Une telle omission est d’autant plus dommageable, a ajouté la France, que la situation du pays est actuellement marquée par l’instabilité politique, la détérioration de la situation économique, l’état très préoccupant des finances publiques, l’insécurité alimentaire, les difficultés d’accès aux services de base et des niveaux élevés de violence. Le Bureau intégré va donc entamer sa mission dans un contexte difficile et il est à craindre, hélas, que cette situation « extrêmement volatile » ne se détériore dans les semaines et mois à venir, a mis en garde le représentant de la France.

Face à cette « détérioration évidente » de la situation sécuritaire, nous aurions justement voulu un mandat plus large, robuste et pluridimensionnel, a déclaré la République dominicaine, qui s’est abstenue lors du vote. Or la proposition du Secrétaire général n’est pas assez précise dans ses objectifs, ni suffisamment ample pour préserver la stabilité de Haïti, a estimé le pays. Selon lui, une approche « basée exclusivement sur la sécurité » est insuffisante; elle doit se doubler d’un appui au renforcement du système politique et électoral haïtien. La nouvelle mission aurait pu démarrer sur les chapeaux de roue en prenant en compte tous les aspects de la crise haïtienne, a poursuivi la République dominicaine, dont le territoire national est situé sur la même île que Haïti. Or, nous sommes déçus de constater que cette occasion de participer activement à l’amélioration du futur de Haïti « en soit réduite à une mission aux attributions et ressources limitées ».

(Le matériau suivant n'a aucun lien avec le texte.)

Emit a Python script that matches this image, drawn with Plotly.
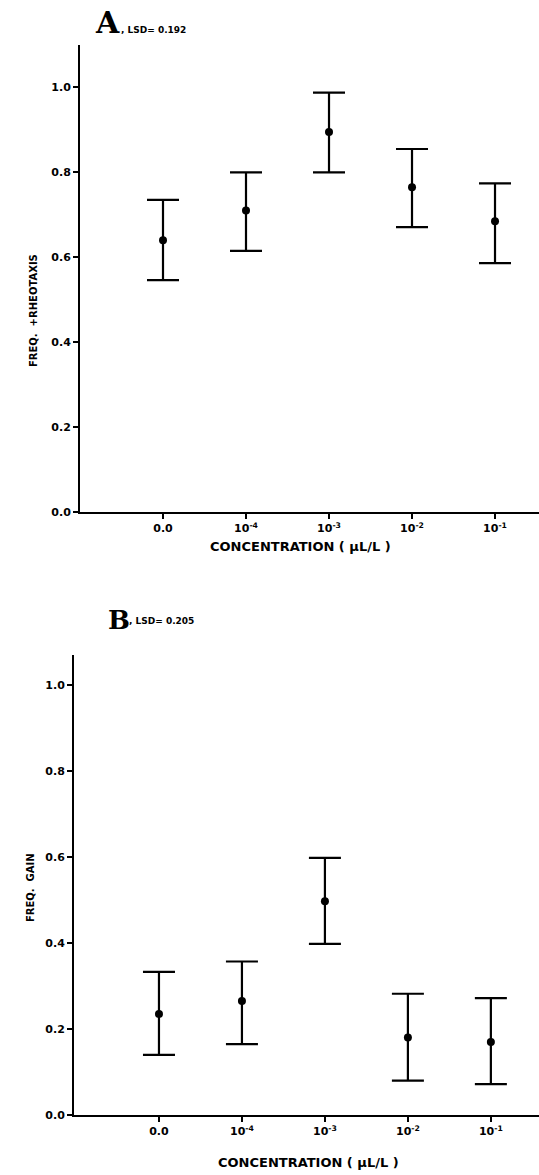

Malgré notre contexte national difficile, la création du BINUH est un pas dans la bonne direction, a nuancé Haïti. Certes, notre pays se heurte à des difficultés majeures, mais la situation ne comporte pas de menace à la paix et la sécurité régionales, a-t-il assuré, saluant l’attachement du Conseil à la souveraineté et l’indépendance haïtienne. Rappelant que l’action du nouveau Bureau sera essentiellement axée sur des conseils stratégiques aux autorités haïtiennes, le pays a appelé l’ONU à s’efforcer d’œuvrer « concrètement » pour le bien de tous les Haïtiens.

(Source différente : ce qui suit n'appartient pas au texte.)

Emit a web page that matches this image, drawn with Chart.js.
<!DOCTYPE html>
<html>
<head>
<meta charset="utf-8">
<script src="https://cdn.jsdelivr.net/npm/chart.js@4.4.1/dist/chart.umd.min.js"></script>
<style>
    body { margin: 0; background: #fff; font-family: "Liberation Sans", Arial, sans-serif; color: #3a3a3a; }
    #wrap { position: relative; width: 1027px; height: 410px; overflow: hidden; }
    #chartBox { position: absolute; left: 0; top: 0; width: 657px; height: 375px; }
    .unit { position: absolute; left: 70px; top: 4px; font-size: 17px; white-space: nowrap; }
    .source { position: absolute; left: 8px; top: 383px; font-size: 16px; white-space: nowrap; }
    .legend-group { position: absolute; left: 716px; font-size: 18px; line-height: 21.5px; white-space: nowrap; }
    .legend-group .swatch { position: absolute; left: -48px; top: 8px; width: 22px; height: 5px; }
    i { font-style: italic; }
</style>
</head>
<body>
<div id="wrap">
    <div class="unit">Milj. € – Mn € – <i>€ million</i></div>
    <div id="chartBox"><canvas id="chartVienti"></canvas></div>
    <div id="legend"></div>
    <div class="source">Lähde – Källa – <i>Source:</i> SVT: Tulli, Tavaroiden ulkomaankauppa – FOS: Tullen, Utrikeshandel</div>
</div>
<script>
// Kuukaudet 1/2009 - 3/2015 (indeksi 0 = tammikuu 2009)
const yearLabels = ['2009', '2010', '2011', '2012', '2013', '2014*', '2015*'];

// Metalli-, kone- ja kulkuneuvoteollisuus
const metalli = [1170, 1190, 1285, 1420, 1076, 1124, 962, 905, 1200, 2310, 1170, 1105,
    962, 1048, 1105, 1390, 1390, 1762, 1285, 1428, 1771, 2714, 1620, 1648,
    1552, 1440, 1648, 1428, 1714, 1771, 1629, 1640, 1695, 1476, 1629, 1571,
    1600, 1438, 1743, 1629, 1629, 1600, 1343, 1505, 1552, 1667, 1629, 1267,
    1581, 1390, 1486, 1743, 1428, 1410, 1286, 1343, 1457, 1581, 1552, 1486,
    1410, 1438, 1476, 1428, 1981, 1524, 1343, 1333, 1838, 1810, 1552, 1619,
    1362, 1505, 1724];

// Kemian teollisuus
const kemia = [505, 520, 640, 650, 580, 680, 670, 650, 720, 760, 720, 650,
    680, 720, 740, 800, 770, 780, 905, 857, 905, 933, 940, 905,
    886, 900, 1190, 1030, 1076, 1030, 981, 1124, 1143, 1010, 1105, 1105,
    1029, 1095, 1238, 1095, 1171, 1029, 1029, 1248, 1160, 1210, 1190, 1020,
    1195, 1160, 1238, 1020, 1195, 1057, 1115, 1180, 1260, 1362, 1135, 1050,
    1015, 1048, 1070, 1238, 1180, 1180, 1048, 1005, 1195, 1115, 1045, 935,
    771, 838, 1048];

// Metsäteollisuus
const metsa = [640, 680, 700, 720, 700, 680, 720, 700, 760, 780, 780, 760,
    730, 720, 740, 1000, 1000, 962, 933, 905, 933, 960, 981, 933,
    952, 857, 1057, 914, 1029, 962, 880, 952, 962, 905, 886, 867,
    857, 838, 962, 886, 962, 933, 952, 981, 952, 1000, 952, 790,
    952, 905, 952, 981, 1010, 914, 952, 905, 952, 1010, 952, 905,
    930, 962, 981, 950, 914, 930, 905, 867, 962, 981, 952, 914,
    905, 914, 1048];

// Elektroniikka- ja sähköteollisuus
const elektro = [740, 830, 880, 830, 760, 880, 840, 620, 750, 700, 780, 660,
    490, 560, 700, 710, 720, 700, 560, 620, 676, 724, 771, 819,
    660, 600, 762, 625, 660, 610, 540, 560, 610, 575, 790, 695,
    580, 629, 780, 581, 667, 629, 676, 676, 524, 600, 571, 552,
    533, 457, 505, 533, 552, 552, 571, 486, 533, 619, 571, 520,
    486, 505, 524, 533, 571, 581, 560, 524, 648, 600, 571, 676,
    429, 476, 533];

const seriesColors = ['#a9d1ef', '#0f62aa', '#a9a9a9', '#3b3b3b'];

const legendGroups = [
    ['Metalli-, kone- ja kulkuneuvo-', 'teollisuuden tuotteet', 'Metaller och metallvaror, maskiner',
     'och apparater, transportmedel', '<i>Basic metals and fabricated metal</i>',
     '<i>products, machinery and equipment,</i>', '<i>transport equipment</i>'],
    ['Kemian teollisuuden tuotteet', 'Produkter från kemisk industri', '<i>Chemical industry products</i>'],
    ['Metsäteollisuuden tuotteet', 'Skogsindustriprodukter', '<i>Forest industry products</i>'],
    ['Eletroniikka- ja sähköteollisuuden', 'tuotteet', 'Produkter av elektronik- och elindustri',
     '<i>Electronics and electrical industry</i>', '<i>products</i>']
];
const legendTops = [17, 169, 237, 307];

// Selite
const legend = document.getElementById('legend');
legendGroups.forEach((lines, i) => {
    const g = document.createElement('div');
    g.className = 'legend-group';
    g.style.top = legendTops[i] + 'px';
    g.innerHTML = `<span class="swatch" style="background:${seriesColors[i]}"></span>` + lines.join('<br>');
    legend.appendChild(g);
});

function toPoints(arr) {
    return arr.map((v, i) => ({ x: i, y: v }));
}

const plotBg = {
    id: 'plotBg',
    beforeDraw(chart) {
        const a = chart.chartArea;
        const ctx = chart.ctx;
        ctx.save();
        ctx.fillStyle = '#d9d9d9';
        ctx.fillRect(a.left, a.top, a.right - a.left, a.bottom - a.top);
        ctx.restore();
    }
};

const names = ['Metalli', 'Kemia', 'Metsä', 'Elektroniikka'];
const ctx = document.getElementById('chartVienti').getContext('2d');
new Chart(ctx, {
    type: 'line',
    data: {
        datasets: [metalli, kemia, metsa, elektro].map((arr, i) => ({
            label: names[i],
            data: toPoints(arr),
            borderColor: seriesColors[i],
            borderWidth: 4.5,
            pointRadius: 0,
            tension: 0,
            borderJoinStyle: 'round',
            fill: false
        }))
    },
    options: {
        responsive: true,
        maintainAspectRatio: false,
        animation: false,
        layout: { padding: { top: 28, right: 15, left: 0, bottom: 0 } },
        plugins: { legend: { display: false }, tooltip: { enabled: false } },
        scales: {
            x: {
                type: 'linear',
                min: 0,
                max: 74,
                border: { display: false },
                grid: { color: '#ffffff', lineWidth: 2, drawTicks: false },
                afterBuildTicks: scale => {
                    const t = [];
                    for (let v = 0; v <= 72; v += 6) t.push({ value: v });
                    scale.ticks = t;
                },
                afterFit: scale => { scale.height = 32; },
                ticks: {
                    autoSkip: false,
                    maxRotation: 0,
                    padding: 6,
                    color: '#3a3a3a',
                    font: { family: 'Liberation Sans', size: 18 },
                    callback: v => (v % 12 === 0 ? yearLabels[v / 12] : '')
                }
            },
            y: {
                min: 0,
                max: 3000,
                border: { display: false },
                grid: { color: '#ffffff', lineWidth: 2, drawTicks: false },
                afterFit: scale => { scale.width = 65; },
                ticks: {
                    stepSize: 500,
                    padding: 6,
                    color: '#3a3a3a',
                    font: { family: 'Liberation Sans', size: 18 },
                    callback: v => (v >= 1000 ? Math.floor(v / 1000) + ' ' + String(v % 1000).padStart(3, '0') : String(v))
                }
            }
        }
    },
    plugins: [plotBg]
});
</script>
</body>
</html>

On ne peut toutefois construire un environnement sûr et stable dans un contexte marqué par la pauvreté, la faim, les inégalités sociales et l’exclusion, a noté Haïti. Dans ce contexte, « nous aurions voulu une mission politique spéciale à la hauteur des difficultés auxquelles se heurte le pays », a-t-il regretté, insistant sur la dimension politique, économique, sécuritaire, alimentaire, humanitaire et environnementale de la crise actuelle, à laquelle s’ajoute la lutte pour éradiquer le choléra. Je garde bon espoir que la mission disposera des moyens financiers adéquats pour aider les autorités à surmonter ces difficultés, a cependant déclaré le pays, encourageant le Conseil de sécurité et le Conseil économique et social (ECOSOC) à faire en sorte que la présence onusienne en Haïti soit « intégrée, équilibrées et synergique », selon les trois piliers de l’Organisation.

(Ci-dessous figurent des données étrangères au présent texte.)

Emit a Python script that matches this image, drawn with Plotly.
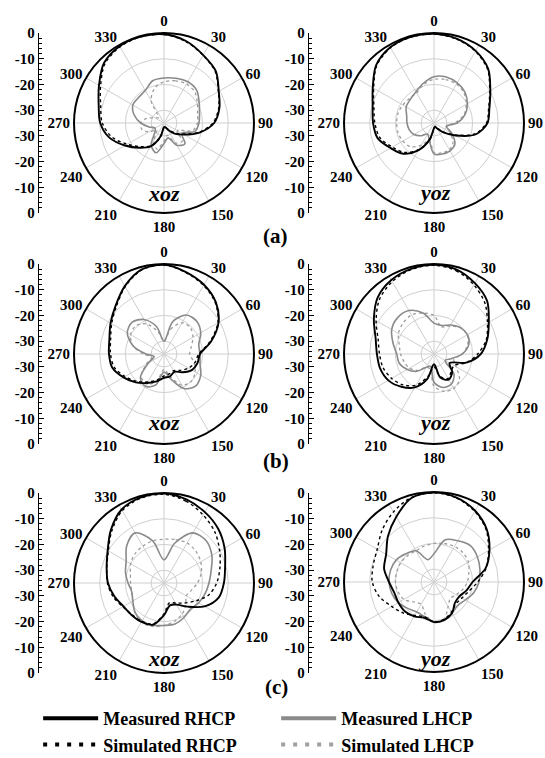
import plotly.graph_objects as go

W, H = 545, 758
R_PX = 90  # polar radius in pixels

ANGLES = list(range(0, 360, 15))
ANGLE_TICKS = list(range(0, 360, 30))
DB_TICK_POS = [35, 25, 15, 5, -5, -15, -25, -35]
DB_TICK_TEXT = ["0", "-10", "-20", "-30", "-30", "-20", "-10", "0"]
SERIES_NAMES = ["Measured RHCP", "Simulated RHCP", "Measured LHCP", "Simulated LHCP"]
PANEL_LABELS = ["(a)", "(b)", "(c)"]

# ---- (a) ----
A_XOZ_MEAS_RHCP = [-0.5, -2, -4.5, -6.5, -10.4, -12.7, -15.5, -20.7, -26, -29.2, -32, -33.3,
                   -33.4, -29.5, -24.5, -21.4, -17.5, -13, -10.2, -8.7, -5.8, -2, -0.5, -0.2]
A_XOZ_SIM_RHCP = [-0.6, -2.2, -4.6, -6.8, -10.6, -13, -16, -21, -26.5, -29.8, -32.5, -33.5,
                  -33.2, -29, -24.8, -22, -18.5, -14, -11, -9.5, -6.5, -2.5, -0.8, -0.3]
A_XOZ_MEAS_LHCP = [-17.5, -17, -16.5, -17, -19.2, -20.7, -21.4, -22.5, -27, -23.5, -25, -29,
                   -27, -23, -25, -30, -31, -29, -26, -23, -21, -21, -20.4, -18]
A_XOZ_SIM_LHCP = [-19, -18, -17.5, -18, -20, -21.5, -22, -23.5, -29, -25, -26, -30,
                  -28, -24.5, -27, -31, -28, -26, -26, -28, -31, -32, -25, -21]

A_YOZ_MEAS_RHCP = [-0.3, -1, -2.6, -5.2, -9.7, -12.7, -14.2, -18.1, -25.3, -29.8, -32.5, -33.5,
                   -33, -28.3, -22.7, -18.1, -15.5, -12.3, -11.3, -10.3, -7.5, -3.2, -1, -0.3]
A_YOZ_SIM_RHCP = [-0.4, -1.2, -2.8, -5.5, -10, -13, -14.6, -18.6, -25.8, -30.2, -32.8, -33.6,
                  -32.8, -28, -23, -18.8, -16.3, -13.2, -12, -10.8, -7.9, -3.5, -1.2, -0.4]
A_YOZ_MEAS_LHCP = [-17, -16.5, -17, -18, -20, -22.5, -26, -30, -27, -23.5, -22.5, -22.5,
                   -23, -28, -30, -28, -26, -25, -24.5, -24, -22.5, -22, -21, -19]
A_YOZ_SIM_LHCP = [-18, -17.5, -17.5, -18.5, -20.5, -23, -27, -30, -28, -24.5, -23, -23,
                  -23.5, -28, -25, -22, -21, -20.5, -20.5, -20.5, -21, -21.5, -21.5, -19.5]

# ---- (b) ----
B_XOZ_MEAS_RHCP = [-0.3, -2, -3.9, -6.5, -10.5, -16, -21, -21.5, -22.5, -25, -27, -26,
                   -25.7, -24, -22, -19.4, -16.8, -14.2, -13.6, -13, -11, -8.4, -4.5, -1]
B_XOZ_SIM_RHCP = [-0.4, -2.2, -4.2, -6.8, -10.8, -16.5, -21.5, -22.5, -24, -26, -27.5, -27,
                  -26.5, -24.5, -22.5, -20, -17.5, -15, -14.2, -13.5, -11.5, -8.8, -4.8, -1.2]
B_XOZ_MEAS_LHCP = [-30, -22, -17.5, -17, -18.5, -21, -21, -20.5, -18.5, -17.5, -19.5, -25,
                   -28, -22.5, -20.5, -22, -28, -31, -28, -22.5, -18.5, -17.5, -19.5, -24]
B_XOZ_SIM_LHCP = [-30, -25, -21, -20.5, -22, -24, -25, -23, -21, -20, -21, -26,
                  -29, -24, -21.5, -22.5, -27, -30, -27, -22.5, -20, -19.5, -21.5, -26]

B_YOZ_MEAS_RHCP = [-0.3, -1, -3.2, -5.8, -10.4, -13.6, -16.8, -22, -28, -25, -23.5, -25.5,
                   -31, -25, -20, -17, -14.5, -13.3, -12.8, -11.5, -8, -4, -1.8, -0.7]
B_YOZ_SIM_RHCP = [-0.5, -1.5, -4, -7, -11, -14, -18, -22, -26, -25.5, -24, -26,
                  -30, -26, -21, -18, -16, -14.5, -13.8, -12.5, -9, -5, -2.5, -1]
B_YOZ_MEAS_LHCP = [-23, -23.5, -22, -20.5, -20, -21, -24, -28, -30, -24, -21.5, -21.5,
                   -24, -30, -29, -25.5, -23, -21, -20.5, -18.5, -16, -15, -15.5, -18.5]
B_YOZ_SIM_LHCP = [-20, -24, -22.5, -20.5, -20, -21.5, -24, -27, -25, -21, -19.5, -20,
                  -22.5, -29, -29, -26, -24, -23, -22, -21, -19, -18, -17.5, -18.5]

# ---- (c) ----
C_XOZ_MEAS_RHCP = [-0.2, -1.3, -3.2, -5.2, -7.8, -10.4, -11.7, -13, -16.8, -22, -25.3, -26,
                   -22.5, -18.2, -17.5, -17.3, -16.8, -15, -13.2, -11.9, -9.7, -5.8, -2, -0.5]
C_XOZ_SIM_RHCP = [-0.5, -2, -4.5, -7, -10, -12.5, -14.5, -17, -21, -24, -26, -27,
                  -23, -18.5, -17.8, -17.5, -16.5, -14.5, -13, -12, -10, -6.3, -2.5, -0.8]
C_XOZ_MEAS_LHCP = [-26, -19, -12.5, -11.8, -13.5, -16, -17.5, -18.5, -19.5, -20.5, -19.5, -18.5,
                   -18.5, -18, -18, -19, -21, -22, -21, -19.5, -18, -14.5, -12.5, -18]
C_XOZ_SIM_LHCP = [-18, -17.5, -17, -17.5, -18.5, -20, -22, -24, -25, -23, -21, -19.5,
                  -18.5, -17.5, -17.5, -19, -21, -22, -22, -21.5, -20, -19, -18.5, -18]

C_YOZ_MEAS_RHCP = [-0.2, -1, -3, -6, -10.1, -14.2, -20, -22, -23.7, -23.5, -21, -19.7,
                   -19.4, -20.6, -19.6, -18.9, -19, -19, -17.5, -14.9, -13.5, -9.7, -5.7, -1.2]
C_YOZ_SIM_RHCP = [-0.3, -1.2, -3.3, -6.3, -10.5, -14, -18, -21, -22.5, -23, -21.5, -20,
                  -19.5, -21, -20, -18, -16, -13, -11, -10.5, -9.5, -6.5, -3.5, -1]
C_YOZ_MEAS_LHCP = [-24, -18, -16.5, -15, -15.5, -16.5, -17.5, -19, -21, -22, -21, -19.5,
                   -19.5, -21, -21.5, -20.5, -19, -18, -17.5, -17.5, -18, -19.5, -21, -26]
C_YOZ_SIM_LHCP = [-20, -19.5, -19, -19, -19.5, -21, -22, -23.5, -25, -26, -24, -20,
                  -19.5, -22, -25, -24, -21.5, -20.5, -20, -20, -20, -20.5, -21, -20.5]

PANELS = [
    dict(cx=164, cy=123, plane="xoz", text_y=193,
         series=[A_XOZ_MEAS_RHCP, A_XOZ_SIM_RHCP, A_XOZ_MEAS_LHCP, A_XOZ_SIM_LHCP]),
    dict(cx=434, cy=123, plane="yoz", text_y=192,
         series=[A_YOZ_MEAS_RHCP, A_YOZ_SIM_RHCP, A_YOZ_MEAS_LHCP, A_YOZ_SIM_LHCP]),
    dict(cx=164, cy=354, plane="xoz", text_y=423,
         series=[B_XOZ_MEAS_RHCP, B_XOZ_SIM_RHCP, B_XOZ_MEAS_LHCP, B_XOZ_SIM_LHCP]),
    dict(cx=434, cy=354, plane="yoz", text_y=423,
         series=[B_YOZ_MEAS_RHCP, B_YOZ_SIM_RHCP, B_YOZ_MEAS_LHCP, B_YOZ_SIM_LHCP]),
    dict(cx=164, cy=583, plane="xoz", text_y=658,
         series=[C_XOZ_MEAS_RHCP, C_XOZ_SIM_RHCP, C_XOZ_MEAS_LHCP, C_XOZ_SIM_LHCP]),
    dict(cx=434, cy=582, plane="yoz", text_y=658,
         series=[C_YOZ_MEAS_RHCP, C_YOZ_SIM_RHCP, C_YOZ_MEAS_LHCP, C_YOZ_SIM_LHCP]),
]
AXIS_X = [39, 309]          # x position of the vertical dB scales
LABEL_POS = [(275, 236), (276, 461), (276, 687)]

SERIF = "Liberation Serif"
TICKFONT = dict(family=SERIF, size=15, color="black", weight="bold")

STYLES = {
    "Measured RHCP": dict(color="black", width=1.9, dash="solid"),
    "Simulated RHCP": dict(color="black", width=1.4, dash="dot"),
    "Measured LHCP": dict(color="#8a8a8a", width=1.6, dash="solid"),
    "Simulated LHCP": dict(color="#9e9e9e", width=1.3, dash="dot"),
}
DRAW_ORDER = [3, 2, 1, 0]  # gray curves beneath black ones

fig = go.Figure()
layout = dict(width=W, height=H,
              margin=dict(l=0, r=0, t=0, b=0, autoexpand=False),
              paper_bgcolor="white", plot_bgcolor="white", showlegend=True)
annotations = []

closed_theta = ANGLES + [ANGLES[0] + 360]

for i, p in enumerate(PANELS):
    key = "polar" if i == 0 else f"polar{i + 1}"
    cx, cy = p["cx"], p["cy"]
    layout[key] = dict(
        domain=dict(x=[(cx - R_PX) / W, (cx + R_PX) / W],
                    y=[(H - cy - R_PX) / H, (H - cy + R_PX) / H]),
        bgcolor="white",
        angularaxis=dict(direction="clockwise", rotation=90, tickmode="array",
                         tickvals=ANGLE_TICKS, ticktext=[str(a) for a in ANGLE_TICKS],
                         showline=True, linecolor="black", linewidth=2,
                         showgrid=True, gridcolor="#cfcfcf", gridwidth=0.8,
                         ticks="", tickfont=TICKFONT),
        radialaxis=dict(range=[-35, 0], tickmode="array", tickvals=[-30, -20, -10],
                        showticklabels=False, ticks="", showline=False,
                        showgrid=True, gridcolor="#cfcfcf", gridwidth=0.8),
    )
    for j in DRAW_ORDER:
        name = SERIES_NAMES[j]
        vals = p["series"][j]
        fig.add_trace(go.Scatterpolar(
            r=vals + [vals[0]], theta=closed_theta, mode="lines",
            line=dict(shape="spline", smoothing=0.9, **STYLES[name]),
            name=name, subplot=key, showlegend=False, hoverinfo="skip"))
    annotations.append(dict(
        x=cx / W, y=(H - p["text_y"]) / H, xref="paper", yref="paper",
        xanchor="center", yanchor="middle",
        text=p["plane"], showarrow=False,
        font=dict(family=SERIF, size=22, color="black", weight="bold", style="italic")))

# vertical dB scales (0 at rim, -35 at centre, mirrored below)
k = 0
for row in range(3):
    cy = PANELS[2 * row]["cy"]
    for col in range(2):
        k += 1
        xa = "xaxis" if k == 1 else f"xaxis{k}"
        ya = "yaxis" if k == 1 else f"yaxis{k}"
        xid = "x" if k == 1 else f"x{k}"
        yid = "y" if k == 1 else f"y{k}"
        ax_x = AXIS_X[col] / W
        layout[xa] = dict(domain=[ax_x, ax_x + 0.004], visible=False, range=[0, 1])
        layout[ya] = dict(
            domain=[(H - cy - R_PX) / H, (H - cy + R_PX) / H], anchor=xid,
            range=[-35, 35], tickmode="array", tickvals=DB_TICK_POS, ticktext=DB_TICK_TEXT,
            ticks="inside", ticklen=5, tickwidth=1.3, tickcolor="black",
            showline=True, linecolor="black", linewidth=1.3,
            showgrid=False, zeroline=False, tickfont=TICKFONT, automargin=False,
            minor=dict(tickmode="linear", tick0=35, dtick=2, ticks="inside",
                       ticklen=2.5, tickwidth=1, tickcolor="black"))
        fig.add_trace(go.Scatter(x=[None], y=[None], xaxis=xid, yaxis=yid,
                                 showlegend=False, hoverinfo="skip"))

for lbl, (lx, ly) in zip(PANEL_LABELS, LABEL_POS):
    annotations.append(dict(x=lx / W, y=(H - ly) / H, xref="paper", yref="paper",
                            xanchor="center", yanchor="middle",
                            text=lbl, showarrow=False,
                            font=dict(family=SERIF, size=21, color="black", weight="bold")))

# legend entries
LEGEND_STYLES = {
    "Measured RHCP": dict(color="black", width=4, dash="solid"),
    "Measured LHCP": dict(color="#8a8a8a", width=4, dash="solid"),
    "Simulated RHCP": dict(color="black", width=4, dash="4px,8px"),
    "Simulated LHCP": dict(color="#a0a0a0", width=4, dash="4px,8px"),
}
for name in ["Measured RHCP", "Measured LHCP", "Simulated RHCP", "Simulated LHCP"]:
    fig.add_trace(go.Scatterpolar(r=[None], theta=[None], mode="lines",
                                  line=LEGEND_STYLES[name], name=name, subplot="polar",
                                  showlegend=True, hoverinfo="skip"))

layout["legend"] = dict(orientation="h", x=0.07, xanchor="left", y=(H - 700) / H,
                        yanchor="top", entrywidth=168, entrywidthmode="pixels",
                        itemwidth=55, tracegroupgap=0, bgcolor="rgba(0,0,0,0)",
                        font=dict(family=SERIF, size=18, color="black", weight="bold"))
layout["annotations"] = annotations
fig.update_layout(**layout)

fig.write_html("out.html")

Le mandat du Bureau doit être « simple et concis », a de son côté estimé la Chine, second abstentionniste lors du vote. Malheureusement, les amendements que nous avons proposés lors des négociations du texte n’ont pas été retenus et la résolution ne reflète pas les « inquiétudes légitimes » de la Chine concernant la capacité du Bureau à s’acquitter de sa mission, a regretté le pays. De son côté, la Fédération de Russie a appelé la nouvelle mission politique spéciale à mettre l’accent sur le renforcement de la Police nationale d’Haïti, qui se verra confier à partir d’octobre la responsabilité de la sécurité de la population.

Dans sa résolution, le Conseil souligne par ailleurs que le BINUH devra entretenir une relation étroite et soutenue de coordination et de mise en commun de l’information avec toutes les entités des Nations Unies chargées des questions politiques, humanitaires, financières et liées au développement, ainsi qu’avec les autres partenaires locaux et internationaux présents en Haïti, afin d’éviter les chevauchements et d’utiliser au mieux les ressources existantes.

Le Conseil demande en outre au Secrétaire général de lui rendre compte, dans les rapports qu’il lui présentera tous les 120 jours à partir du 16 octobre 2019, de l’application de la résolution.